Our framework adopts a hierarchical RL approach and runs two RL algorithms in parallel.
Empirically, we find that ArCHer significantly improves efficiency and performance on agent tasks.
- Score: 80.10358123795946
- License: http://creativecommons.org/licenses/by/4.0/
- Abstract: A broad use case of large language models (LLMs) is in goal-directed
decision-making tasks (or "agent" tasks), where an LLM needs to not just
generate completions for a given prompt, but rather make intelligent decisions
over a multi-turn interaction to accomplish a task (e.g., when interacting with
the web, using tools, or providing customer support). Reinforcement learning
(RL) provides a general paradigm to address such agent tasks, but current RL
methods for LLMs largely focus on optimizing single-turn rewards. By
construction, most single-turn RL methods cannot endow LLMs with the ability to
intelligently seek information over multiple turns, perform credit assignment,
or reason about their past actions -- all of which are critical in agent tasks.
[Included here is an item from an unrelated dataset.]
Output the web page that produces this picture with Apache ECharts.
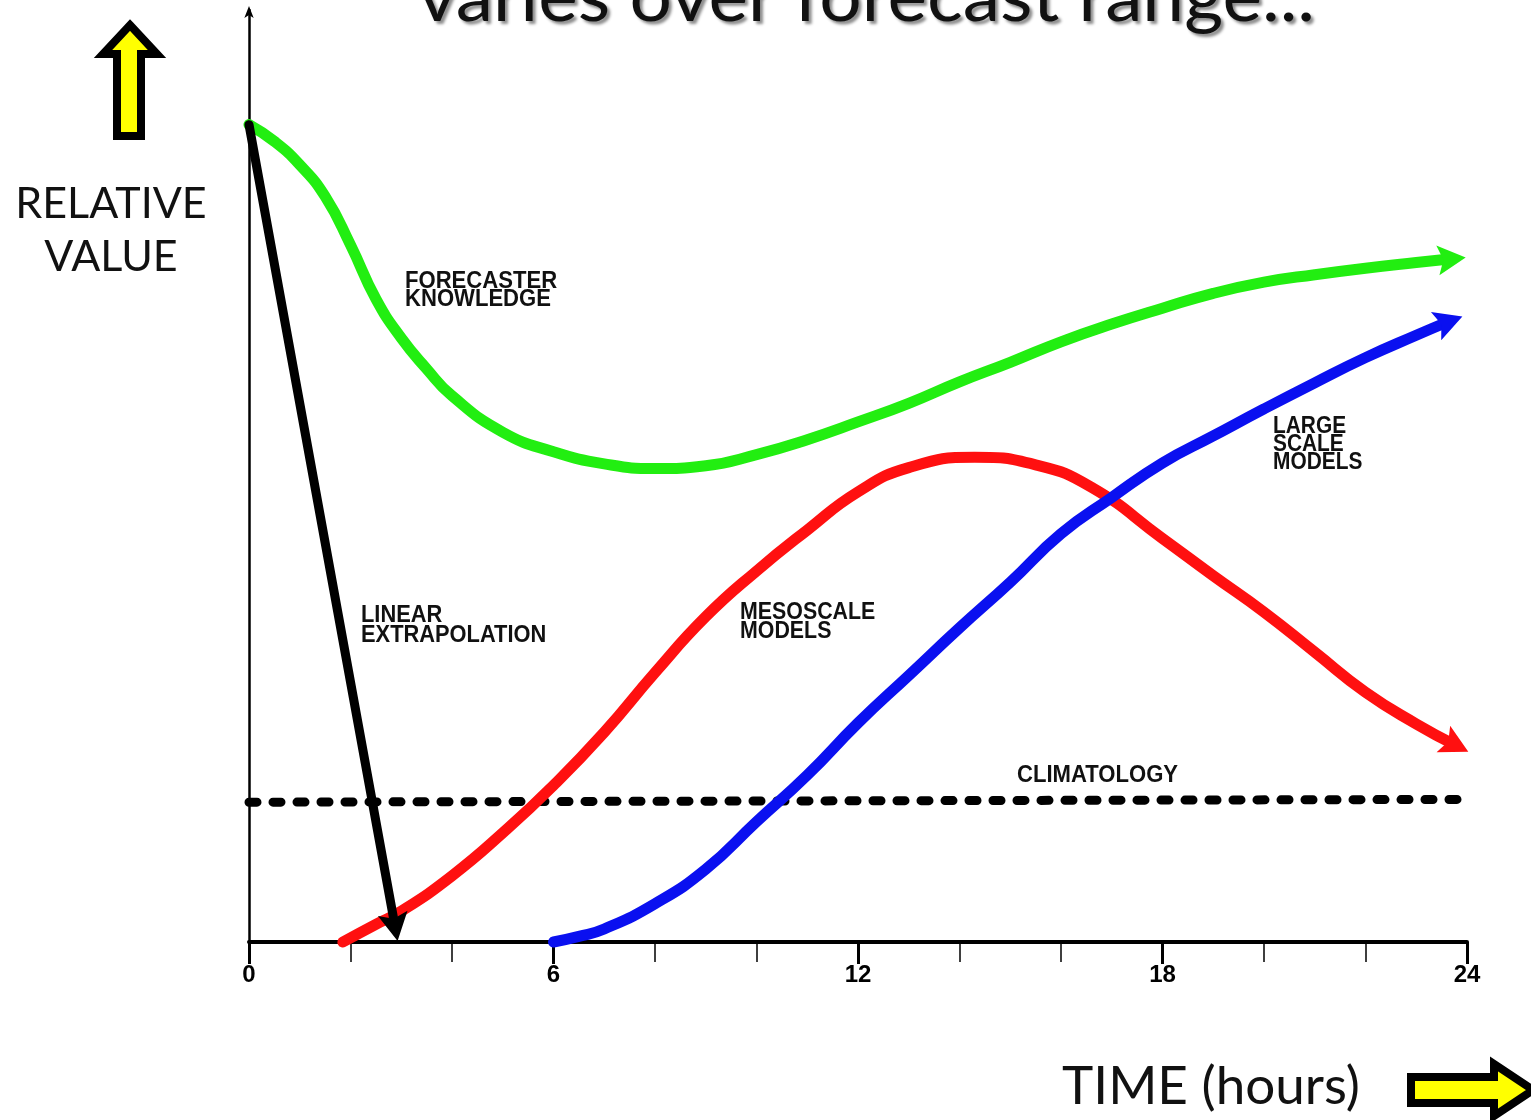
<!DOCTYPE html>
<html><head><meta charset="utf-8">
<script src="https://cdn.jsdelivr.net/npm/echarts@6/dist/echarts.min.js"></script>
<style>html,body{margin:0;padding:0;background:#fff}#c{width:1531px;height:1120px}</style>
</head><body><div id="c"></div>
<script>
// ---- data (hours, relative value 0..100) ----
const xTickLabels = ['0', '6', '12', '18', '24'];
const forecasterHours  = [0, 0.5, 1, 1.5, 2, 2.5, 3, 3.5, 4, 5, 6, 7, 8, 9, 10, 11, 12, 13, 14, 15, 16, 17, 18, 19, 20, 21, 22, 23, 23.7];
const forecasterValues = [87.7, 85.9, 83.4, 80.0, 74.8, 69.0, 64.8, 61.5, 58.6, 54.7, 52.6, 51.3, 50.8, 51.1, 52.3, 53.9, 55.8, 57.8, 60.1, 62.2, 64.4, 66.3, 68.0, 69.6, 70.8, 71.6, 72.3, 72.9, 73.3];
const mesoHours  = [1.85, 2.5, 3, 4, 5, 6, 7, 8, 9, 10, 11, 12, 13, 14.3, 15.5, 16.6, 18, 19, 20, 21, 22, 23, 23.78];
const mesoValues = [0, 1.9, 3.3, 7.1, 11.7, 16.8, 22.5, 28.9, 34.9, 39.8, 44.2, 48.3, 50.9, 52.0, 51.2, 48.8, 43.3, 39.3, 35.4, 31.1, 26.8, 23.4, 21.1];
const largeHours  = [6, 6.5, 7, 8, 9, 10, 11, 12, 13, 14, 15, 16, 17, 18, 19, 20, 21, 22, 23, 23.65];
const largeValues = [0, 0.6, 1.4, 4.1, 7.8, 12.9, 17.9, 23.5, 28.6, 33.7, 38.6, 43.8, 47.7, 51.4, 54.3, 57.2, 60.0, 62.7, 65.1, 66.6];
const linearHours  = [0, 2.88];
const linearValues = [87.7, 1.6];
const climoHours  = [0, 24];
const climoValues = [15.0, 15.3];

const ARROW = 'path://M10,0 L20,20 L10,16 L0,20 Z';
function pairs(xs, ys, rot) {
  return xs.map((x, i) => {
    const p = { value: [x, ys[i]] };
    if (rot !== undefined && i === xs.length - 1) {
      p.symbol = ARROW; p.symbolSize = [30, 28]; p.symbolRotate = rot;
    }
    return p;
  });
}

const chart = echarts.init(document.getElementById('c'), null, { renderer: 'canvas' });
const labelFont = 'Liberation Sans, Arial, sans-serif';
function lbl(text, x, y, lh, sx) {
  return { type: 'text', x: x, y: y, scaleX: sx, z: 50,
    style: { text: text, fontSize: 24, fontWeight: 'bold', fontFamily: labelFont, fill: '#111', lineHeight: lh } };
}
function curve(name, data, color, z) {
  return { name: name, type: 'line', data: data, smooth: 0.5,
    symbol: 'none', showSymbol: true, clip: false, z: z,
    itemStyle: { color: color }, lineStyle: { color: color, width: 11, cap: 'round', join: 'round' } };
}

chart.setOption({
  animation: false,
  backgroundColor: '#fff',
  grid: { left: 249, right: 64, top: 10, bottom: 178 },
  xAxis: [
    { type: 'value', min: 0, max: 24, interval: 2, position: 'bottom',
      axisLine: { show: true, lineStyle: { color: '#000', width: 4 } },
      axisTick: { show: true, length: 20, lineStyle: { color: '#000', width: 1.5 } },
      axisLabel: { show: false }, splitLine: { show: false } },
    { type: 'value', min: 0, max: 24, interval: 6, position: 'bottom',
      axisLine: { show: false },
      axisTick: { show: true, length: 22, lineStyle: { color: '#000', width: 3 } },
      axisLabel: { show: true, margin: 21, color: '#000', fontSize: 24, fontWeight: 'bold',
        fontFamily: 'Liberation Sans Narrow, Liberation Sans, sans-serif',
        formatter: v => xTickLabels[Math.round(v / 6)] },
      splitLine: { show: false } }
  ],
  yAxis: { type: 'value', min: 0, max: 100,
    axisLine: { show: true, symbol: ['none', 'arrow'], symbolSize: [7, 12], symbolOffset: [0, 4],
      lineStyle: { color: '#000', width: 2.5 } },
    axisTick: { show: false }, axisLabel: { show: false }, splitLine: { show: false } },
  series: [
    { name: 'CLIMATOLOGY', type: 'line', data: pairs(climoHours, climoValues), symbol: 'none', clip: false, z: 2,
      lineStyle: { color: '#000', width: 9, type: [8, 16], cap: 'round' } },
    curve('FORECASTER KNOWLEDGE', pairs(forecasterHours, forecasterValues, -84), '#22ee11', 3),
    curve('MESOSCALE MODELS', pairs(mesoHours, mesoValues, -117), '#ff1010', 4),
    curve('LARGE SCALE MODELS', pairs(largeHours, largeValues, -70), '#0a10f0', 5),
    { name: 'LINEAR EXTRAPOLATION', type: 'line', data: pairs(linearHours, linearValues, -170),
      symbol: 'none', showSymbol: true, clip: false, z: 6,
      itemStyle: { color: '#000' }, lineStyle: { color: '#000', width: 9, cap: 'round' } }
  ],
  graphic: [
    // cut-off title
    { type: 'text', x: 418, y: -38, scaleX: 1.04, z: 50,
      style: { text: 'varies over forecast range...', fontSize: 72, fontFamily: 'Lato, sans-serif', fill: '#111',
        textShadowColor: 'rgba(0,0,0,0.45)', textShadowBlur: 3, textShadowOffsetX: 3, textShadowOffsetY: 3 } },
    // up yellow arrow
    { type: 'polygon', z: 50, shape: { points: [[130, 25], [157, 54], [141, 54], [141, 136], [117, 136], [117, 54], [103, 54]] },
      style: { fill: '#ffff00', stroke: '#000', lineWidth: 8, lineJoin: 'miter' } },
    // right yellow arrow
    { type: 'polygon', z: 50, shape: { points: [[1411, 1077], [1494, 1077], [1494, 1064], [1533, 1090], [1494, 1116], [1494, 1103], [1411, 1103]] },
      style: { fill: '#ffff00', stroke: '#000', lineWidth: 8, lineJoin: 'miter' } },
    { type: 'text', x: 111, y: 178, z: 50,
      style: { text: 'RELATIVE\nVALUE', fontSize: 43, fontFamily: 'Lato, sans-serif', fill: '#111', align: 'center', lineHeight: 53 } },
    { type: 'text', x: 1062, y: 1060, z: 50,
      style: { text: 'TIME (hours)', fontSize: 53, fontFamily: 'Lato, sans-serif', fill: '#111' } },
    lbl('FORECASTER\nKNOWLEDGE', 405, 272, 18, 0.92),
    lbl('LINEAR\nEXTRAPOLATION', 361, 605, 20, 0.91),
    lbl('MESOSCALE\nMODELS', 740, 603, 19, 0.89),
    lbl('LARGE\nSCALE\nMODELS', 1273, 417, 18, 0.87),
    lbl('CLIMATOLOGY', 1017, 765, 20, 0.92)
  ]
});
</script></body></html>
This raises the question: how can we design effective and efficient multi-turn
RL algorithms for LLMs? In this paper, we develop a framework for building
multi-turn RL algorithms for fine-tuning LLMs, that preserves the flexibility
of existing single-turn RL methods for LLMs (e.g., proximal policy
optimization), while accommodating multiple turns, long horizons, and delayed
rewards effectively. To do this, our framework adopts a hierarchical RL
approach and runs two RL algorithms in parallel: a high-level off-policy
value-based RL algorithm to aggregate reward over utterances, and a low-level
RL algorithm that utilizes this high-level value function to train a token
policy within each utterance or turn. Our hierarchical framework, Actor-Critic
Framework with a Hierarchical Structure (ArCHer), can also give rise to other
RL methods. Empirically, we find that ArCHer significantly improves efficiency
and performance on agent tasks, attaining a sample efficiency of about 100x
over existing methods, while also improving with larger model capacity (upto
the 7 billion scale that we tested on).